6/13/2013

What Are Photoshop Plugins?

By Isobel North


Photoshop plugins are small extensions that Photoshop loads into the Filter menu at start-up. Most plugins focus on effects that are hard to duplicate in Photoshop. Today, however, we find on the market a number of plugins that do very sophisticated image retouching that would otherwise have been difficult or time consuming in Photoshop. More recent versions of Photoshop has been inspired by some old plugins and does similar things, like lens correction and proper black-white conversion.

Installing plugins into Photoshop is pretty easy.

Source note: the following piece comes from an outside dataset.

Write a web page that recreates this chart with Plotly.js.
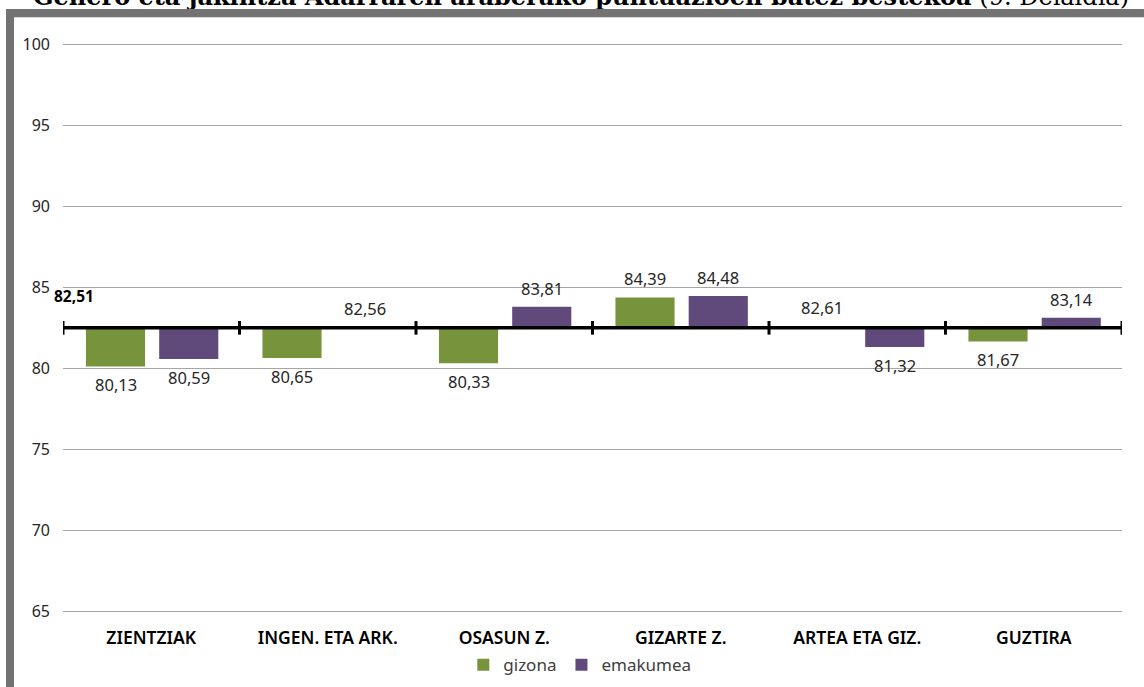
<!DOCTYPE html>
<html>
<head>
<meta charset="utf-8">
<script src="https://cdn.plot.ly/plotly-3.0.1.min.js"></script>
<style>
  html, body { margin: 0; padding: 0; background: #fff; }
  #wrap { position: relative; width: 1144px; height: 687px; overflow: hidden; }
  #chart { width: 1144px; height: 687px; }
  .frame { position: absolute; background: #737373; }
  .frameLight { position: absolute; background: #d9d9d9; }
</style>
</head>
<body>
<div id="wrap">
  <div id="chart"></div>
  <div class="frame" style="left:6px; top:9px; width:1138px; height:8px;"></div>
  <div class="frameLight" style="left:14px; top:17px; width:1130px; height:1px;"></div>
  <div class="frame" style="left:6px; top:9px; width:8px; height:678px;"></div>
</div>
<script>
// ---- data ----
const categories = ["ZIENTZIAK", "INGEN. ETA ARK.", "OSASUN Z.", "GIZARTE Z.", "ARTEA ETA GIZ.", "GUZTIRA"];
const gizona   = [80.13, 80.65, 80.33, 84.39, 82.61, 81.67];
const emakumea = [80.59, 82.56, 83.81, 84.48, 81.32, 83.14];
const baseValue = 82.51;
const seriesNames = ["gizona", "emakumea"];
const yTicks = [65, 70, 75, 80, 85, 90, 95, 100];
const titleBold = "Genero eta jakintza Adarraren araberako puntuazioen batez bestekoa";
const titleNormal = " (9. Deialdia)";

// ---- styling ----
const GREEN = "#77933c";
const PURPLE = "#604a7b";
const FONT = "'Noto Sans', 'Open Sans', sans-serif";
const BAR_W = 0.335;
const OFF_G = -0.37;
const OFF_E = 0.045;

const idx = categories.map((_, i) => i);
const fmt = v => v.toFixed(2).replace(".", ",");

function barTrace(vals, name, color, offset) {
  return {
    type: "bar",
    name: name,
    x: idx,
    y: vals.map(v => v - baseValue),
    base: vals.map(() => baseValue),
    width: vals.map(() => BAR_W),
    offset: vals.map(() => offset),
    marker: { color: color, line: { width: 0 } },
    hoverinfo: "skip"
  };
}

const traces = [
  barTrace(gizona, seriesNames[0], GREEN, OFF_G),
  barTrace(emakumea, seriesNames[1], PURPLE, OFF_E)
];

const annotations = [];
function addLabels(vals, offset) {
  vals.forEach((v, i) => {
    const up = v >= baseValue;
    annotations.push({
      x: i + offset + BAR_W / 2, y: v, xref: "x", yref: "y",
      text: fmt(v), showarrow: false,
      yanchor: up ? "bottom" : "top",
      yshift: up ? 5 : -5,
      font: { family: FONT, size: 16.5, color: "#262626" }
    });
  });
}
addLabels(gizona, OFF_G);
addLabels(emakumea, OFF_E);

annotations.push({
  x: -0.5, y: baseValue, xref: "x", yref: "y",
  text: "<b>" + fmt(baseValue) + "</b>", showarrow: false,
  xanchor: "left", yanchor: "bottom", xshift: -11, yshift: 19,
  font: { family: FONT, size: 15.5, color: "#000" }
});

annotations.push({
  x: 0.489, y: 1.052, xref: "paper", yref: "paper",
  xanchor: "center", yanchor: "bottom", showarrow: false,
  text: "<b>" + titleBold + "</b>" + titleNormal,
  font: { family: "'DejaVu Serif', serif", size: 24, color: "#000" }
});

const shapes = [{
  type: "line", xref: "x", yref: "y",
  x0: -0.5, x1: categories.length - 0.5, y0: baseValue, y1: baseValue,
  line: { color: "#000", width: 3.5 }, layer: "above"
}];
for (let k = 0; k <= categories.length; k++) {
  shapes.push({
    type: "line", xref: "x", yref: "y",
    x0: k - 0.5, x1: k - 0.5, y0: baseValue - 0.42, y1: baseValue + 0.42,
    line: { color: "#000", width: 3 }, layer: "above"
  });
}

const layout = {
  width: 1144, height: 687,
  margin: { l: 63, r: 22, t: 43, b: 74, autoexpand: false },
  paper_bgcolor: "#fff", plot_bgcolor: "#fff",
  showlegend: true,
  legend: {
    orientation: "h", x: 0.488, xanchor: "center", y: -0.06, yanchor: "top",
    font: { family: FONT, size: 17, color: "#404040" },
    itemwidth: 30, tracegroupgap: 0
  },
  xaxis: {
    range: [-0.5, categories.length - 0.5],
    tickvals: idx, ticktext: categories,
    tickfont: { family: FONT, size: 17.5, color: "#000", weight: 600 },
    showgrid: false, zeroline: false, showline: false, ticks: "",
    ticklabelstandoff: 12, fixedrange: true
  },
  yaxis: {
    range: [64.9, 100.1], tickvals: yTicks,
    tickfont: { family: FONT, size: 16, color: "#262626" },
    showgrid: true, gridcolor: "#a6a6a6", gridwidth: 1,
    zeroline: false, showline: false, ticks: "",
    ticklabelstandoff: 12, fixedrange: true
  },
  annotations: annotations,
  shapes: shapes
};

Plotly.newPlot("chart", traces, layout, { displayModeBar: false, staticPlot: true });
</script>
</body>
</html>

Adobe Photoshop installs with a folder called Plug-Ins inside the Photoshop folder. Place the plugins inside the Plug-Ins folder, and you are done. Launch Photoshop and the menu Filters will have your plugins listed. If Photoshop was already running, when you installed the plugins, you will have to quit Photoshop and launch Photoshop anew. The plugins can in fact be installed in any folder you want, not just Photoshop's Plug-Ins folder. Follow these guidelines to install plugins in any folder you like:

1. First make sure you have an alternative plugins folder. Create it where ever you like and call it what you will. 2. Launch Photoshop. 3. Open the menu Edit. Go to the bottom of the Edit menu to Preferences. Open Preferences. 4. In Preferences go to Plug-Ins or Plug-Ins and Scratch Disk, depending on your Photoshop version. 5. Check Additional Plug-Ins Folder to activate it. 6. Use the Choose button to browse to your alternative plugins folder.

That's all there is to it! You now have an alternative plugins folder where you can store all your personal plugins. Exit the preferences and relaunch Photoshop. Next time you run Photoshop, the menu Filters should have all your personal plugins listed at the bottom.

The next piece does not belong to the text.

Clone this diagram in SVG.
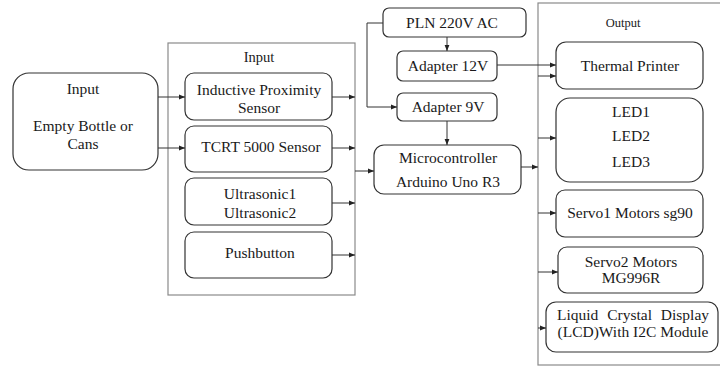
<svg xmlns="http://www.w3.org/2000/svg" width="720" height="366" viewBox="0 0 720 366" font-family="'Liberation Serif', serif">
<style>
text{font-family:'Liberation Serif',serif;font-size:15.5px;fill:#1a1a1a;text-anchor:middle}
.h{font-size:14.5px}
.ho{font-size:12.5px}
.box{fill:#fff;stroke:#333;stroke-width:1.2}
.cont{fill:none;stroke:#8a8a8a;stroke-width:1.2}
.c{fill:none;stroke:#333;stroke-width:1}
</style>
<defs>
<marker id="ah" viewBox="0 0 6 6" refX="6" refY="3" markerWidth="6" markerHeight="6" markerUnits="userSpaceOnUse" orient="auto">
<path d="M0,0.6 L6,3 L0,5.4 Z" fill="#222"/>
</marker>
</defs>
<rect width="720" height="366" fill="#fff"/>

<g id="input-container">
<rect class="cont" x="168" y="43" width="187" height="252"/>
<text class="h" x="259" y="62">Input</text>
</g>
<g id="output-container">
<rect class="cont" x="538" y="3" width="190" height="362"/>
<text class="ho" x="623" y="27">Output</text>
</g>

<g id="bottle">
<rect class="box" x="13" y="73" width="145" height="97" rx="16"/>
<text x="83" y="94">Input</text>
<text x="83" y="131">Empty Bottle or</text>
<text x="83" y="149">Cans</text>
</g>

<g id="inductive">
<rect class="box" x="185" y="73" width="147" height="47" rx="9"/>
<text x="259" y="95">Inductive Proximity</text>
<text x="259" y="113">Sensor</text>
</g>
<g id="tcrt">
<rect class="box" x="185" y="126" width="147" height="46" rx="9"/>
<text x="261" y="152">TCRT 5000 Sensor</text>
</g>
<g id="ultrasonic">
<rect class="box" x="185" y="178" width="147" height="47" rx="9"/>
<text x="260" y="199">Ultrasonic1</text>
<text x="260" y="218">Ultrasonic2</text>
</g>
<g id="pushbutton">
<rect class="box" x="185" y="232" width="147" height="46" rx="9"/>
<text x="260" y="258">Pushbutton</text>
</g>

<g id="pln">
<rect class="box" x="383" y="8" width="143" height="29" rx="6"/>
<text x="452" y="28">PLN 220V AC</text>
</g>
<g id="adapter12">
<rect class="box" x="397" y="51" width="100" height="30" rx="6"/>
<text x="448" y="71">Adapter 12V</text>
</g>
<g id="adapter9">
<rect class="box" x="397" y="93" width="100" height="28" rx="6"/>
<text x="448" y="112">Adapter 9V</text>
</g>
<g id="micro">
<rect class="box" x="374" y="145" width="147" height="49" rx="10"/>
<text x="448" y="163">Microcontroller</text>
<text x="448" y="187">Arduino Uno R3</text>
</g>

<g id="printer">
<rect class="box" x="556" y="42" width="147" height="47" rx="10"/>
<text x="630" y="71">Thermal Printer</text>
</g>
<g id="led">
<rect class="box" x="556" y="98" width="147" height="84" rx="14"/>
<text x="631" y="117">LED1</text>
<text x="631" y="141">LED2</text>
<text x="631" y="167">LED3</text>
</g>
<g id="servo1">
<rect class="box" x="556" y="190" width="147" height="47" rx="9"/>
<text x="630" y="218">Servo1 Motors sg90</text>
</g>
<g id="servo2">
<rect class="box" x="558" y="247" width="145" height="46" rx="9"/>
<text x="631" y="267">Servo2 Motors</text>
<text x="631" y="283">MG996R</text>
</g>
<g id="lcd">
<rect class="box" x="546" y="302" width="172" height="50" rx="10"/>
<text x="633" y="320" word-spacing="5">Liquid Crystal Display</text>
<text x="633" y="337">(LCD)With I2C Module</text>
</g>

<g id="connectors">
<path class="c" d="M158,97 H185" marker-end="url(#ah)"/>
<path class="c" d="M158,148 H185" marker-end="url(#ah)"/>
<path class="c" d="M332,97 H355" marker-end="url(#ah)"/>
<path class="c" d="M332,148 H355" marker-end="url(#ah)"/>
<path class="c" d="M332,203 H355" marker-end="url(#ah)"/>
<path class="c" d="M332,255 H355" marker-end="url(#ah)"/>
<path class="c" d="M355,171 H374" marker-end="url(#ah)"/>
<path class="c" d="M447,37 V51" marker-end="url(#ah)"/>
<path class="c" d="M383,23 H367 V107 H397" marker-end="url(#ah)"/>
<path class="c" d="M447,121 V145" marker-end="url(#ah)"/>
<path class="c" d="M497,65 H556" marker-end="url(#ah)"/>
<path class="c" d="M538,76 H556" marker-end="url(#ah)"/>
<path class="c" d="M521,167 H538" marker-end="url(#ah)"/>
<path class="c" d="M538,138 H556" marker-end="url(#ah)"/>
<path class="c" d="M538,213 H556" marker-end="url(#ah)"/>
<path class="c" d="M538,272 H558" marker-end="url(#ah)"/>
<path class="c" d="M538,328 H546" marker-end="url(#ah)"/>
</g>
</svg>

In general there are two kinds of plugins: 1. Retouching plugins. 2. Plugins that add effects. Retouching plugins don't add anything new to the photo, but rather manipulate what is already there. Effects plugins on the other hand add, well, effects to the photo. Examples of retouching could be sharpening, exposure or saturation. Lens flare, bokeh or raster would be examples of effects. The distinction is not always so easy. What about lens correction? Is that a retouch or an effect? It is a retouch if you correct barreling or pincushion, but if you make a regular image look like a fish eye picture, it is an effect.

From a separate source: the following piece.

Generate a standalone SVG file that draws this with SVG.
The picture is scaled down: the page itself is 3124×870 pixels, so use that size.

Third party plugin support was first introduced in Photoshop 2 in 1991. Three years later Joe Ternasky released Filter Factory for writing third party plugins. In 1997 Alex Hunter released Filter Meister as an improvement over Filter Factory and many of today's plugins are written in Filter Meister. Ten years after Filter Meister was released, a novel approach to filter development was released as Filter Forge. Filter Forge does not build stand alone plugins, but only plugins that run within Filter Forge. Filter Meister plugins are currently only for 32 bit Photoshop, but the developer, Alex Hunter, promises 64bit support will be released some time 2013. Filter Meister is only available for the Windows platform.